Barcott: I know one of the reasons Washington wanted to do that was that for the Liquor Control Board, that was where their experience lay. It was with separating producers from retailers. Colorado obviously started at the opposite end of the spectrum. I think you had to grow 70% of your own products to begin with in Colorado, but they’re opening that up now and I think you’ll see more and more natural specialization. People who love to grow and love to produce, that’s what they’re into. People who are great at retail, that’s what they’re into.
There are some folks that can pull off both, like with the guys at Medicine Man Denver, Pete and Andy Williams. That operation kind of works because Pete is all about the growing and Andy is all about the retail and he’s the face man. He’s the guy the public meets.
But it’s hard to find that in one person.
It will be interesting to see how that shakes out. I would put my money more on a natural separation between growers and retailers.
MV: Since ‘Weed the People’ was published, Gov. Jay Inslee signed into law a major overhaul of Washington’s medical marijuana system. How much have you paid attention to that and what are your thoughts about the new legislation?
Barcott: I was really glad to see the line-item vetoes he enacted prior to signing the bill. It’s an imperfect bill, but it had to happen. I really believe we had to bring these two systems together under one roof, under one regulatory scheme.
We’re getting the beta version of all these laws. We’re don’t get the 1.0 or 2.0, the smoothed-out version with no bugs. Our laws are buggy to begin with because we’re creating this from scratch. We’ll see how this new law goes over the next year. We may need to come back to the Legislature a year from now and fine-tune it, but we have to take these big bites at it right now and just try to get it up and running.
I’ve got a medical card and I want the dispensaries and growers under state regulation. I want some sort of assurance the product they’re putting out there is the product they claim.
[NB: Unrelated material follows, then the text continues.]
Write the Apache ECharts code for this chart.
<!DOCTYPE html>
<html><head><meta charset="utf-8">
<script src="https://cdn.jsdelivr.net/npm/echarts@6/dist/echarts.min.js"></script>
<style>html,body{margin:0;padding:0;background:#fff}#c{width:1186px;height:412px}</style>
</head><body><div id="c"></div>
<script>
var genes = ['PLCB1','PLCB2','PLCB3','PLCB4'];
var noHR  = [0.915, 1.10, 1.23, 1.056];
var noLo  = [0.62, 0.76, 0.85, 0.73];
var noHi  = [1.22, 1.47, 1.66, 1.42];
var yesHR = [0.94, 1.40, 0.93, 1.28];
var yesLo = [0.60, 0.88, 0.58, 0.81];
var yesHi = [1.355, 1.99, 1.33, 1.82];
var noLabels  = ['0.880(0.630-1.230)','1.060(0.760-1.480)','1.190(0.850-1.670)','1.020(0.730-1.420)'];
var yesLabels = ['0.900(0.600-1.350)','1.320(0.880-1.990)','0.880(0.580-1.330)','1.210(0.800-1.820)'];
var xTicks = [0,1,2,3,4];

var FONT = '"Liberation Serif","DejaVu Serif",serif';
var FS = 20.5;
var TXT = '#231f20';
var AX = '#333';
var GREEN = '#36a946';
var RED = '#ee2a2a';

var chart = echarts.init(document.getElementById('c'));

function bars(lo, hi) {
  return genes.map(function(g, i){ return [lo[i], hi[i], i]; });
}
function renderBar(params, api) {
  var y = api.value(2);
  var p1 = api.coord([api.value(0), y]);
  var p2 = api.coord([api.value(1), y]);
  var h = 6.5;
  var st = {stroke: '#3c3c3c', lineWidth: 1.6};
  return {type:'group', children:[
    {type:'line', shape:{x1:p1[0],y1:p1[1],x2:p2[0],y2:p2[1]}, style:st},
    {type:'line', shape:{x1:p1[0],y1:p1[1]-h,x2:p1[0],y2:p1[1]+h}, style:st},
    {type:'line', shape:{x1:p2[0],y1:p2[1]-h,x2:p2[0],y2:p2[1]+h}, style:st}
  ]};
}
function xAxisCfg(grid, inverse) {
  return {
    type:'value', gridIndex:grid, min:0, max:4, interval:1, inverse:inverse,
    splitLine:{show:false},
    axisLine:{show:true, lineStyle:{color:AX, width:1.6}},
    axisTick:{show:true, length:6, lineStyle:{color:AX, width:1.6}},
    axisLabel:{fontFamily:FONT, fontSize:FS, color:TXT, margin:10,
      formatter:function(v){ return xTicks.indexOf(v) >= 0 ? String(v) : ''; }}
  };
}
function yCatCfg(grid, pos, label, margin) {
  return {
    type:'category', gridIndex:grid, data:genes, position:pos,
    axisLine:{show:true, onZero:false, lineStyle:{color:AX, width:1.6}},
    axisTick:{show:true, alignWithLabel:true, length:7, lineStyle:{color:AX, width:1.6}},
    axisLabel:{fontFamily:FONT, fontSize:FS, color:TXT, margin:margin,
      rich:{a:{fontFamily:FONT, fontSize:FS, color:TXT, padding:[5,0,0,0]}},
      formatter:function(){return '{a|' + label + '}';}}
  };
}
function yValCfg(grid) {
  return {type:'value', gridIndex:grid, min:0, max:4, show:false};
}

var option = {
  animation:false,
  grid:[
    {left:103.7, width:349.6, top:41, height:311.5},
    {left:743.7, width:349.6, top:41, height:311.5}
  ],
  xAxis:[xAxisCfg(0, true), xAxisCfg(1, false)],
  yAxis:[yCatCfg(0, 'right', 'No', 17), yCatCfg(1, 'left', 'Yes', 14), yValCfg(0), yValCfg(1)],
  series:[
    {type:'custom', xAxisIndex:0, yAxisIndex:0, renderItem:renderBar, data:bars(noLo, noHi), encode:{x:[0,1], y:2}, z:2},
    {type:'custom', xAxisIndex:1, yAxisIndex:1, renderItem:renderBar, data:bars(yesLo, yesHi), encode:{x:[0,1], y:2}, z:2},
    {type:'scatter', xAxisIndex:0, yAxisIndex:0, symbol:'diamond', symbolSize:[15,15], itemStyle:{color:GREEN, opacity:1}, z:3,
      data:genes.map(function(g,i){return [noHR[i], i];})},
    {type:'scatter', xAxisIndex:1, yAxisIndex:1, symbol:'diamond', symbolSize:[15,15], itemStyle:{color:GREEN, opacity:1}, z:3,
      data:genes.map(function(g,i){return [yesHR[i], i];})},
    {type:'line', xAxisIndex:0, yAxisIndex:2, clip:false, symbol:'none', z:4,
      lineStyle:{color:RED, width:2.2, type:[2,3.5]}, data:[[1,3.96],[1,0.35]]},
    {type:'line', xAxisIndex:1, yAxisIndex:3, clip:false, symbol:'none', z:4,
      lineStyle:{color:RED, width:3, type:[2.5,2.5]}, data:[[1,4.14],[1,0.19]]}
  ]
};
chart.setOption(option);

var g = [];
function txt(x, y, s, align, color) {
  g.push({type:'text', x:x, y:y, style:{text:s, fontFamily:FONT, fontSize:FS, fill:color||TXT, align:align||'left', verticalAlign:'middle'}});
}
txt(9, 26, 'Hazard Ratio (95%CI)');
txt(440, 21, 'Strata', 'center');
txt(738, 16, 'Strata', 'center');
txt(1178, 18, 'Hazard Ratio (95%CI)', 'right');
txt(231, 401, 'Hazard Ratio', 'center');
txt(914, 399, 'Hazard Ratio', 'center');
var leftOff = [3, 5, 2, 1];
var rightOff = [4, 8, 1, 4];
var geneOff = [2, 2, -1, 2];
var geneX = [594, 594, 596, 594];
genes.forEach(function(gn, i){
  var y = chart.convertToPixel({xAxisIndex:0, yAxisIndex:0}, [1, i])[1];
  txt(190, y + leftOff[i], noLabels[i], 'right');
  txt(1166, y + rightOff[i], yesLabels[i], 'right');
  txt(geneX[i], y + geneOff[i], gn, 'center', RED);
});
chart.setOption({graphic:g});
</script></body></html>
As a person, then, who also wants to see the 502 system succeed, I don’t want dispensaries to be able to undercut the people who are playing by the rules and paying taxes.
I met plenty of people who are legitimate patients and do find real medical help in various forms of cannabis and need it, and it’s truly a good thing for them. At the same time, in too many dispensaries there are these sort of whacky products out there that are unregulated. They don’t show medical marijuana in the right light or even the correct light.
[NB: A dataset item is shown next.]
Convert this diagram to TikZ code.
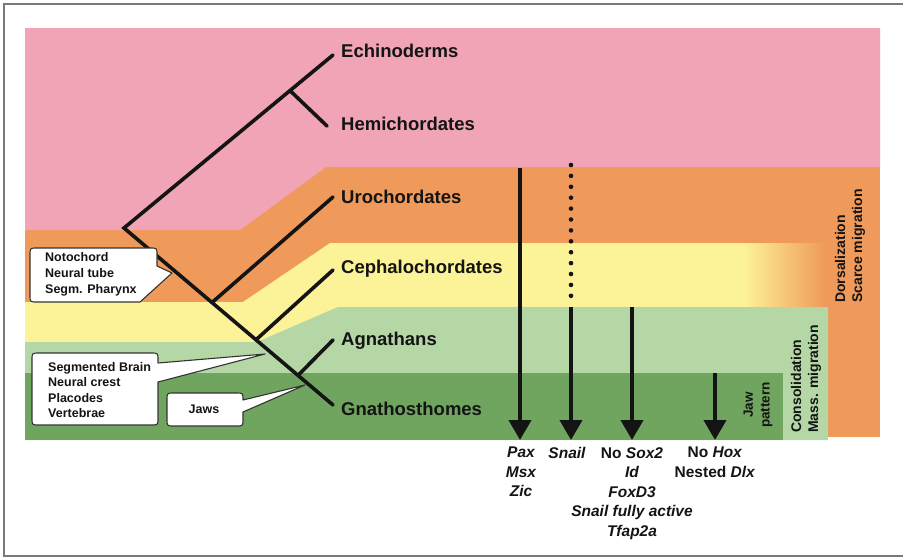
\documentclass[tikz,border=0pt]{standalone}
\usepackage{fontspec}
\setmainfont{Liberation Sans}
\usetikzlibrary{arrows.meta}
\definecolor{pinkbg}{RGB}{240,164,182}
\definecolor{orangebg}{RGB}{239,154,90}
\definecolor{yellowbg}{RGB}{252,242,152}
\definecolor{lgreen}{RGB}{180,215,165}
\definecolor{dgreen}{RGB}{112,165,96}
\definecolor{ink}{RGB}{20,20,20}
\definecolor{framegray}{RGB}{120,120,120}
\begin{document}
\begin{tikzpicture}[x=1pt,y=-1pt,
  treeline/.style={line width=3.6pt, line cap=round, draw=ink},
  taxon/.style={anchor=base west, inner sep=0pt, text=ink, font=\fontsize{18.5}{20}\selectfont\bfseries},
  callout/.style={draw=black!80, line width=1.1pt, fill=white, line join=round},
  callouttext/.style={inner sep=0pt, text=ink, align=left, font=\fontsize{12.5}{15.5}\selectfont\bfseries},
  genearrow/.style={line width=4.2pt, draw=ink, -{Triangle[width=22pt,length=20pt]}},
  genelabel/.style={anchor=north, inner sep=0pt, align=center, text=ink, font=\fontsize{15.5}{19.5}\selectfont\bfseries},
  sidetext/.style={rotate=90, inner sep=0pt, text=ink, font=\fontsize{14}{17}\selectfont\bfseries}
]
\useasboundingbox (0,0) rectangle (903,558);
\fill[white] (0,0) rectangle (903,558);
% frame
\draw[framegray, line width=1.5pt] (903,4) -- (4,4) -- (4,556) -- (903,556);

% background bands
\fill[orangebg] (25,167) rectangle (880,437);
\fill[pinkbg] (25,28) -- (880,28) -- (880,167) -- (326,167) -- (240,230) -- (25,230) -- cycle;
\fill[yellowbg] (25,302) -- (243,302) -- (330,243) -- (745,243) -- (745,342) -- (25,342) -- cycle;
\shade[left color=yellowbg, right color=orangebg] (744,243) rectangle (825,342);
\fill[lgreen] (25,342) -- (257,342) -- (338,307) -- (828,307) -- (828,440) -- (25,440) -- cycle;
\fill[dgreen] (25,373) rectangle (783,440);

% tree
\coordinate (root) at (124,228);
\coordinate (tE) at (333,55);
\coordinate (hJ) at (290,90.6);
\coordinate (tH) at (327,126);
\coordinate (tG) at (333,405);
\coordinate (uJ) at (212,302.5);
\coordinate (tU) at (333,197);
\coordinate (cJ) at (256,339.8);
\coordinate (tC) at (333,270);
\coordinate (aJ) at (298,375.4);
\coordinate (tA) at (333,340);
\draw[treeline] (tE) -- (root) -- (tG);
\draw[treeline] (hJ) -- (tH);
\draw[treeline] (uJ) -- (tU);
\draw[treeline] (cJ) -- (tC);
\draw[treeline] (aJ) -- (tA);

\node[taxon] (echi) at (341,57) {Echinoderms};
\node[taxon] (hemi) at (341,130) {Hemichordates};
\node[taxon] (uro) at (341,203) {Urochordates};
\node[taxon] (cephalo) at (341,273) {Cephalochordates};
\node[taxon] (agna) at (341,345) {Agnathans};
\node[taxon] (gnatho) at (341,415) {Gnathosthomes};

% callouts
\draw[callout] (140,302) -- (37,302) .. controls (30,302) .. (30,295) -- (30,255) .. controls (30,248) .. (37,248)
  -- (150,248) .. controls (157,248) .. (157,255) -- (157,266) -- (172,273) -- cycle;
\node[callouttext, anchor=north west] (noto) at (45,252) {Notochord\\[0.5pt]Neural tube\\[0.5pt]Segm. Pharynx};

\draw[callout] (158,382) -- (158,418) .. controls (158,425) .. (151,425) -- (39,425) .. controls (32,425) .. (32,418)
  -- (32,360) .. controls (32,353) .. (39,353) -- (151,353) .. controls (158,353) .. (158,360) -- (158,363) -- (265,354) -- cycle;
\node[callouttext, anchor=north west] (brain) at (48,362) {Segmented Brain\\Neural crest\\Placodes\\Vertebrae};

\draw[callout] (243,412) -- (243,419) .. controls (243,426) .. (236,426) -- (174,426) .. controls (167,426) .. (167,419)
  -- (167,400) .. controls (167,393) .. (174,393) -- (236,393) .. controls (243,393) .. (243,400) -- (305,385) -- cycle;
\node[callouttext] (jaws) at (204,409) {Jaws};

% gene arrows
\coordinate (a1s) at (520,168);
\coordinate (a1e) at (520,440);
\coordinate (dots) at (571,165);
\coordinate (dote) at (571,297);
\coordinate (a2s) at (571,307);
\coordinate (a2e) at (571,440);
\coordinate (a3s) at (632,307);
\coordinate (a3e) at (632,440);
\coordinate (a4s) at (715,373);
\coordinate (a4e) at (715,440);
\draw[genearrow] (a1s) -- (a1e);
\draw[ink, line width=4.6pt, line cap=round, dash pattern=on 0pt off 10.9pt] (dots) -- (dote);
\draw[genearrow] (a2s) -- (a2e);
\draw[genearrow] (a3s) -- (a3e);
\draw[genearrow] (a4s) -- (a4e);

\node[genelabel] (pax) at (521,447) {\itshape Pax\\\itshape Msx\\\itshape Zic};
\node[genelabel] (snail) at (567,447) {\itshape Snail};
\node[genelabel] (sox) at (632,447) {No \textit{Sox2}\\\itshape Id\\\itshape FoxD3\\\itshape Snail fully active\\\itshape Tfap2a};
\node[genelabel] (hox) at (715,447) {No \textit{Hox}\\Nested \textit{Dlx}};

% side texts
\node[sidetext, align=center, font=\fontsize{13.5}{17}\selectfont\bfseries] (jawpat) at (758,405) {Jaw\\pattern};
\node[sidetext, align=left, anchor=west] (consol) at (806,433) {Consolidation\\Mass. migration};
\node[sidetext, align=left, anchor=west] (dorsal) at (850,303) {Dorsalization\\Scarce migration};
\end{tikzpicture}
\end{document}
As they come under a regulated system, those crazy names and whacky products and flavors will be filtered out of that system. The basic name products that patients need will still be available.
MV: How did Washington’s medical industry develop into what is today, after first being approved by voters back in 1998?
Barcott: I think it was the growth of the concept of the collective garden and what that could be. We reached a point, I think it was 2010 or 2011, when the state Legislature actually cast a bill to regulate medical marijuana and Gov. (Christine) Gregoire just could not bring herself to sign it.
She said at the time that she couldn’t sign it because she felt she was putting Washington State employees in harm’s way in terms of opening them up to federal charges.
But I don’t believe that at all. Colorado had its own system up and running fine.
I think she just could not bring herself to do what she saw as legitimizing something she did not believe in. Sadly, I believe it was the wrong decision. It did a disservice for the state.
I supported her in 95% of her policies, but not that one.
MV: What are you working on now? What’s your next book?
Barcott: I don’t know what my next book is yet. I would like to continue writing in this area. There are just so many fascinating tendrils that creep out from legal marijuana, from the politics and economics of it to the social and cultural aspects. So I’d like to find a way to continue writing about it, but we’ll see.